Thinking more about legacy paths and victories:

- I think they've done a great job with Economic, this looks really fun. I'm surprised that we didn't see anything to do with corporations, but I like what I see across all three Ages. I'll probably try this first.

- I think they might have done an even better job with Domination. It sounds far less tedious than previous titles, and I love the way it encourages everyone to go after civs with different ideologies in the final Age. War will always be a useful tool for achieving whatever victory you like, so giving Domination some focus makes it a lot more appealing to me. I might actually try it more than the one time I slogged through it in VI. :D

- Science is largely the same as a victory, which I think we all expected, but the legacy paths in earlier Ages add something extra, it's not simply "fill science yield" from turn 1 until the end. It's not a radical change, unlike other victories, but I don't think it needed to be.

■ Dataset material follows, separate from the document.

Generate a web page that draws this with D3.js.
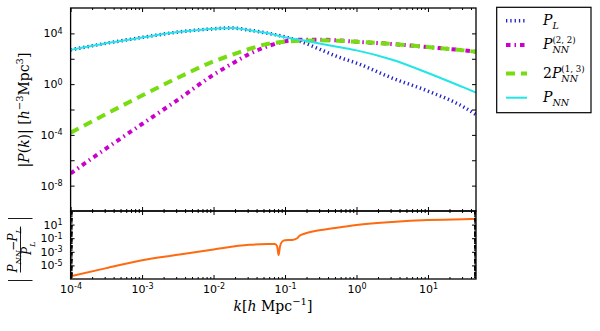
<!DOCTYPE html>
<html>
<head>
<meta charset="utf-8">
<script src="https://cdn.jsdelivr.net/npm/d3@7/dist/d3.min.js"></script>
<style>
  body { margin: 0; background: #fff; }
  svg { display: block; }
  .tick line { stroke: #000; }
  .domain { display: none; }
</style>
</head>
<body>
<div id="chart"></div>
<script>
// wavenumbers k [h/Mpc] used by the top panel curves
const kValues = [1e-4, 3.16e-4, 1e-3, 3.16e-3, 1e-2, 1.78e-2, 3.16e-2, 5.62e-2, 0.1, 0.178, 0.316, 0.562, 1, 3.16, 10, 31.6, 47];
const pLinear = [501, 1660, 4790, 12600, 22900, 26900, 17800, 10500, 5250, 1950, 513, 135, 45.7, 3.0, 0.282, 0.0158, 0.00398];
const pNN = [501, 1660, 4790, 12600, 22900, 26900, 17800, 10500, 5000, 2820, 1550, 832, 457, 83.2, 7.59, 0.55, 0.219];
const p22 = [9.1e-8, 8.7e-6, 7.2e-4, 0.0575, 5.5, 38, 234, 933, 2340, 3160, 3160, 2750, 2190, 1450, 832, 457, 355];
const p13x2 = [1.48e-4, 4.47e-3, 0.126, 3.16, 61.7, 200, 589, 1450, 2190, 2630, 2820, 2630, 2190, 1450, 832, 457, 355];

// bottom panel: |P_NN - P_L| / P_L
const kRatio = [1e-4, 3.16e-4, 1e-3, 3.16e-3, 1e-2, 3.16e-2, 5.62e-2, 7.24e-2, 7.76e-2, 8.13e-2, 8.51e-2, 9.12e-2, 0.1, 0.126, 0.148, 0.158, 0.191, 0.263, 0.5, 1, 3.16, 10, 31.6, 47];
const ratio = [2.5e-7, 4.0e-6, 5.75e-5, 3.55e-4, 2.19e-3, 0.0107, 0.0135, 0.0135, 6.3e-3, 3.2e-4, 6.3e-3, 0.0316, 0.05, 0.056, 0.1, 0.21, 0.5, 1.12, 3.16, 8.5, 24, 46.8, 63, 66];

const kTicks = [1e-4, 1e-3, 1e-2, 1e-1, 1e0, 1e1];
const topTicks = [1e-8, 1e-4, 1e0, 1e4];
const topMinor = [1e-6, 1e-2, 1e2];
const botTicks = [1e-5, 1e-3, 1e-1, 1e1];

const series = [
  { name: 'PL', values: pLinear, color: '#2020c8', width: 3.5, dash: '1.3,3' },
  { name: 'P22', values: p22, color: '#cc00cc', width: 4, dash: '4.5,4,1.5,4' },
  { name: 'P13', values: p13x2, color: '#77dd11', width: 4, dash: '9,6' },
  { name: 'PNN', values: pNN, color: '#22e6e6', width: 2, dash: null }
];

const W = 600, H = 331;
const left = 70.6, right = 476;
const topY0 = 8, topY1 = 211, botY1 = 279;

const svg = d3.select('#chart').append('svg').attr('width', W).attr('height', H);

const x = d3.scaleLog().domain([1e-4, 47]).range([left, right]);
const yTop = d3.scaleLog().domain([1e-10, 1e6]).range([topY1, topY0]);
const yBot = d3.scaleLog().domain([1e-7, 1e3]).range([botY1, topY1]);

// minor ticks 2..9 per decade
function minors(lo, hi) {
  const out = [];
  for (let e = lo; e < hi; e++) {
    for (let m = 2; m <= 9; m++) out.push(m * Math.pow(10, e));
  }
  return out;
}
const kMinor = minors(-4, 2).filter(v => v <= 47);
const botMinor = minors(-7, 3);
const botDecades = d3.range(-6, 3).map(e => Math.pow(10, e)).filter(v => botTicks.indexOf(v) < 0);

function powLabel(sel) {
  sel.selectAll('text').each(function (d) {
    const t = d3.select(this);
    const e = Math.round(Math.log10(d));
    t.text(null);
    t.append('tspan').text('10');
    t.append('tspan').attr('dy', '-0.45em').attr('font-size', '8px').text(e);
  });
}

function drawAxis(g, axis, labels) {
  g.call(axis);
  g.selectAll('text').attr('font-family', 'DejaVu Sans').attr('font-size', '11px').attr('fill', '#000');
  if (labels) powLabel(g); else g.selectAll('text').remove();
}

function axesFor(y, y0, y1, majorY, minorY, minorLen) {
  // x ticks bottom and top (inward)
  const gx = svg.append('g').attr('transform', `translate(0,${y1})`);
  drawAxis(gx, d3.axisBottom(x).tickValues(kTicks).tickSize(-4).tickPadding(6), y1 === botY1);
  svg.append('g').attr('transform', `translate(0,${y1})`)
    .call(d3.axisBottom(x).tickValues(kMinor).tickSize(-2).tickFormat(''));
  svg.append('g').attr('transform', `translate(0,${y0})`)
    .call(d3.axisTop(x).tickValues(kTicks).tickSize(-4).tickFormat(''));
  svg.append('g').attr('transform', `translate(0,${y0})`)
    .call(d3.axisTop(x).tickValues(kMinor).tickSize(-2).tickFormat(''));
  // y ticks left and right
  const gy = svg.append('g').attr('transform', `translate(${left},0)`);
  drawAxis(gy, d3.axisLeft(y).tickValues(majorY).tickSize(-4).tickPadding(8), true);
  svg.append('g').attr('transform', `translate(${right},0)`)
    .call(d3.axisRight(y).tickValues(majorY).tickSize(-4).tickFormat(''));
  svg.append('g').attr('transform', `translate(${left},0)`)
    .call(d3.axisLeft(y).tickValues(minorY).tickSize(-minorLen).tickFormat(''));
  svg.append('g').attr('transform', `translate(${right},0)`)
    .call(d3.axisRight(y).tickValues(minorY).tickSize(-minorLen).tickFormat(''));
}

// top panel curves
svg.append('clipPath').attr('id', 'clipTop')
  .append('rect').attr('x', left).attr('y', topY0).attr('width', right - left).attr('height', topY1 - topY0);

const line = d3.line()
  .x((d, i) => x(kValues[i]))
  .y(d => yTop(d))
  .curve(d3.curveMonotoneX);

const curves = svg.append('g').attr('clip-path', 'url(#clipTop)');
series.forEach(s => {
  curves.append('path')
    .attr('d', line(s.values))
    .attr('fill', 'none')
    .attr('stroke', s.color)
    .attr('stroke-width', s.width)
    .attr('stroke-dasharray', s.dash);
});

// bottom panel curve
svg.append('clipPath').attr('id', 'clipBot')
  .append('rect').attr('x', left).attr('y', topY1).attr('width', right - left).attr('height', botY1 - topY1);
const ratioLine = d3.line()
  .x((d, i) => x(kRatio[i]))
  .y(d => yBot(d))
  .curve(d3.curveMonotoneX);
svg.append('path')
  .attr('clip-path', 'url(#clipBot)')
  .attr('d', ratioLine(ratio))
  .attr('fill', 'none')
  .attr('stroke', '#ff6a10')
  .attr('stroke-width', 2);

axesFor(yTop, topY0, topY1, topTicks, topMinor, 4);
axesFor(yBot, topY1, botY1, botTicks, botMinor.concat(botDecades), 2);

// frames
svg.append('rect').attr('x', left).attr('y', topY0).attr('width', right - left).attr('height', topY1 - topY0)
  .attr('fill', 'none').attr('stroke', '#000').attr('stroke-width', 1.3);
svg.append('rect').attr('x', left).attr('y', topY1).attr('width', right - left).attr('height', botY1 - topY1)
  .attr('fill', 'none').attr('stroke', '#000').attr('stroke-width', 1.3);

// math-ish text helper: base, subscript, superscript
const serif = 'DejaVu Serif';
function mathSym(g, x0, y0, prefix, base, sub, sup, size) {
  const t = g.append('text').attr('x', x0).attr('y', y0)
    .attr('font-family', serif).attr('font-size', size + 'px');
  if (prefix) t.append('tspan').text(prefix);
  t.append('tspan').attr('font-style', 'italic').text(base);
  const w = t.node().getComputedTextLength();
  if (sub) {
    g.append('text').attr('x', x0 + w).attr('y', y0 + size * 0.3)
      .attr('font-family', serif).attr('font-style', 'italic').attr('font-size', (size * 0.68) + 'px').text(sub);
  }
  if (sup) {
    g.append('text').attr('x', x0 + w).attr('y', y0 - size * 0.42)
      .attr('font-family', serif).attr('font-size', (size * 0.62) + 'px').text(sup);
  }
}

// legend
const legend = svg.append('g');
legend.append('rect').attr('x', 496.7).attr('y', 7.3).attr('width', 94.3).attr('height', 105.4)
  .attr('fill', '#fff').attr('stroke', '#000').attr('stroke-width', 1.2);
const rowY = [20.7, 45, 73.5, 97.7];
const labels = [
  { prefix: '', base: 'P', sub: 'L', sup: '' },
  { prefix: '', base: 'P', sub: 'NN', sup: '(2, 2)' },
  { prefix: '2', base: 'P', sub: 'NN', sup: '(1, 3)' },
  { prefix: '', base: 'P', sub: 'NN', sup: '' }
];
series.forEach((s, i) => {
  legend.append('line').attr('x1', 506).attr('x2', 527).attr('y1', rowY[i]).attr('y2', rowY[i])
    .attr('stroke', s.color).attr('stroke-width', s.width).attr('stroke-dasharray', s.dash);
  const l = labels[i];
  mathSym(legend, 543, rowY[i] + 4, l.prefix, l.base, l.sub, l.sup, 14);
});

// y label top panel
const yl = svg.append('text')
  .attr('transform', 'translate(29,110) rotate(-90)')
  .attr('text-anchor', 'middle')
  .attr('font-family', serif).attr('font-size', '14px');
yl.append('tspan').text('|');
yl.append('tspan').attr('font-style', 'italic').text('P');
yl.append('tspan').text('(');
yl.append('tspan').attr('font-style', 'italic').text('k');
yl.append('tspan').text(')| [');
yl.append('tspan').attr('font-style', 'italic').text('h');
yl.append('tspan').attr('dy', -6).attr('font-size', '10px').text('−3');
yl.append('tspan').attr('dy', 6).text('Mpc');
yl.append('tspan').attr('dy', -6).attr('font-size', '10px').text('3');
yl.append('tspan').attr('dy', 6).text(']');

// y label bottom panel: |(P_NN - P_L)/P_L|
const fr = svg.append('g').attr('transform', 'translate(20.5,249.5) rotate(-90)');
fr.append('line').attr('x1', -23).attr('x2', 23).attr('y1', 0).attr('y2', 0).attr('stroke', '#000').attr('stroke-width', 0.9);
[-31, 31].forEach(v => fr.append('line').attr('x1', v).attr('x2', v).attr('y1', -12.5).attr('y2', 12)
  .attr('stroke', '#000').attr('stroke-width', 0.9));
const num = fr.append('g');
mathSym(num, -23, -3.5, '', 'P', 'NN', '', 12);
num.append('text').attr('x', -1.5).attr('y', -3.5).attr('font-family', serif).attr('font-size', '12px').text('−');
mathSym(num, 8, -3.5, '', 'P', 'L', '', 12);
mathSym(fr, -5.5, 10.5, '', 'P', 'L', '', 12);

// x label
const xl = svg.append('text').attr('x', 273).attr('y', 311).attr('text-anchor', 'middle')
  .attr('font-family', serif).attr('font-size', '14px');
xl.append('tspan').attr('font-style', 'italic').text('k');
xl.append('tspan').text('[');
xl.append('tspan').attr('font-style', 'italic').text('h');
xl.append('tspan').text(' Mpc');
xl.append('tspan').attr('dy', -6).attr('font-size', '10px').text('−1');
xl.append('tspan').attr('dy', 6).text(']');
</script>
</body>
</html>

- Culture is definitely where I have most reservations. It's not bad; I like the focus on wonders in Antiquity, and whilst I'm not convinced by religion in Exploration, I do like the idea of hoarding relics. I like archaeology and I'm glad it's back. I hated Rock Bands and I'm glad they're gone. It's just a shame that this final Age has been reduced to archaeology only. I will miss national parks and great works, theming museums, etc. And this feels like the first Civ game where a tourism victory would have made sense; no chance of gaming the system and winning tourism in Antiquity, because it doesn't exist as a yield, but introducing tourism in Modern so that you start generating it from your wonders and relics? I felt sure that they would go in this direction, and I'm a bit surprised they didn't. Culture still sounds fun, using Explorers sounds fun, but I'm a bit saddened by the things we've lost along the way.

My final thought is about the +5% to the victory project based on your legacy points from previous Ages. I like this in theory, because it adds significance to your earlier endeavours, but it has to be balanced, otherwise there's still a big snowball risk as far as I can see.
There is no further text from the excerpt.